The Incentive Research Foundation (IRF) has released its Wellness in Meetings and Incentive Travel Study that provides insights and benchmarks for incorporating wellness into incentive travel and meetings programs, and highlights a disconnect between an expressed interest and actual implementation of wellness programs.
“Each year, companies in the United States invest billions of dollars to both help their employees get healthier and additional billions to help them meet face to face,” says IRF President Melissa Van Dyke. “The research featured in The IRF Wellness in Meetings and Incentive Travel Study leads us to question how integrated these efforts within organizations are—and what the meetings and incentives industry could do to create better synergies.”

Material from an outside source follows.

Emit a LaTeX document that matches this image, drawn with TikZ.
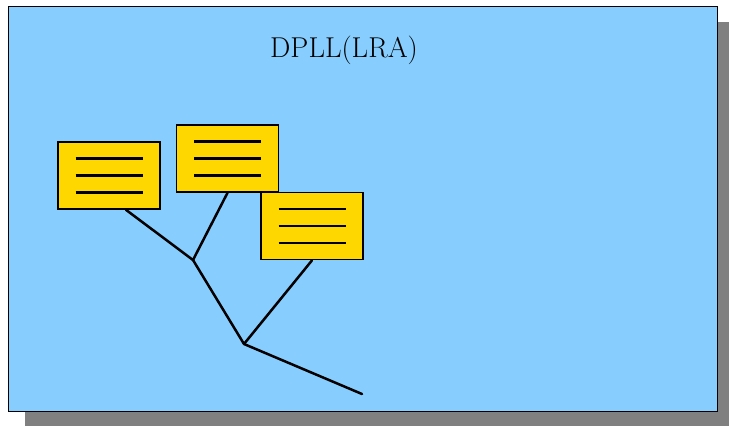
\documentclass[tikz,border=0pt]{standalone}
\usetikzlibrary{calc}
\definecolor{bgblue}{RGB}{135,206,255}
\definecolor{boxgold}{RGB}{255,215,0}
\definecolor{shadowgray}{RGB}{128,128,128}
\tikzset{
  clause/.style={draw=black, fill=boxgold, line width=1.7pt, minimum width=102pt, minimum height=67pt, inner sep=0pt},
  branch/.style={line width=2.5pt, line cap=round},
  textline/.style={line width=2.1pt}
}
\newcommand{\clauselines}[1]{%
  \draw[textline] ($(#1.center)+(-33.5,-17)$) -- ($(#1.center)+(33.5,-17)$);
  \draw[textline] ($(#1.center)+(-33.5,0)$) -- ($(#1.center)+(33.5,0)$);
  \draw[textline] ($(#1.center)+(-33.5,17)$) -- ($(#1.center)+(33.5,17)$);
}
\begin{document}
\begin{tikzpicture}[x=1pt,y=-1pt]
\useasboundingbox (0,0) rectangle (729,426);
\fill[shadowgray] (25,22) rectangle (740,440);
\draw[fill=bgblue, line width=0.9pt] (8,6) rectangle (717,411);
\node[font=\fontsize{28.7}{34}\selectfont, anchor=base] (title) at (344,57) {DPLL(LRA)};
\node[clause] (b1) at (109,175.5) {};
\node[clause] (b2) at (227.5,158.5) {};
\node[clause] (b3) at (312,226) {};
\clauselines{b1}
\clauselines{b2}
\clauselines{b3}
\coordinate (j1) at (193,260);
\coordinate (j2) at (244,344);
\coordinate (e) at (362,394);
\draw[branch] ([xshift=17pt]b1.south) -- (j1);
\draw[branch] (b2.south) -- (j1);
\draw[branch] (j1) -- (j2);
\draw[branch] (b3.south) -- (j2);
\draw[branch] (j2) -- (e);
\end{tikzpicture}
\end{document}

The study found that most meeting planners agree that wellness is a critical focus for either their company (87 percent) or their client’s (74 percent) and that more than 90 percent of them are personally enthusiastic about the subject. It also noted that 40 percent of planners described meetings as “mostly healthy” and 19 percent said they were “very healthy”—the top-ranked standard or preferred food and beverage wellness inclusions for meetings and events were healthy snacks (83 percent), water and reduced calorie drinks (82 percent) and fish, chicken and lean meats (80 percent). Smoke-free facilities (90 percent) and free access to fitness facilities (80 percent) were the top-ranked standard or preferred meeting design elements supporting wellness.
The IRF Wellness in Meetings and Incentive Travel Study, and its accompanying white paper, Spanning the Wellness Divide: From Interest to Action in Meeting and Incentive Travel Wellness provide a detailed look at practices meeting planners are using to design and implement effective wellness programs.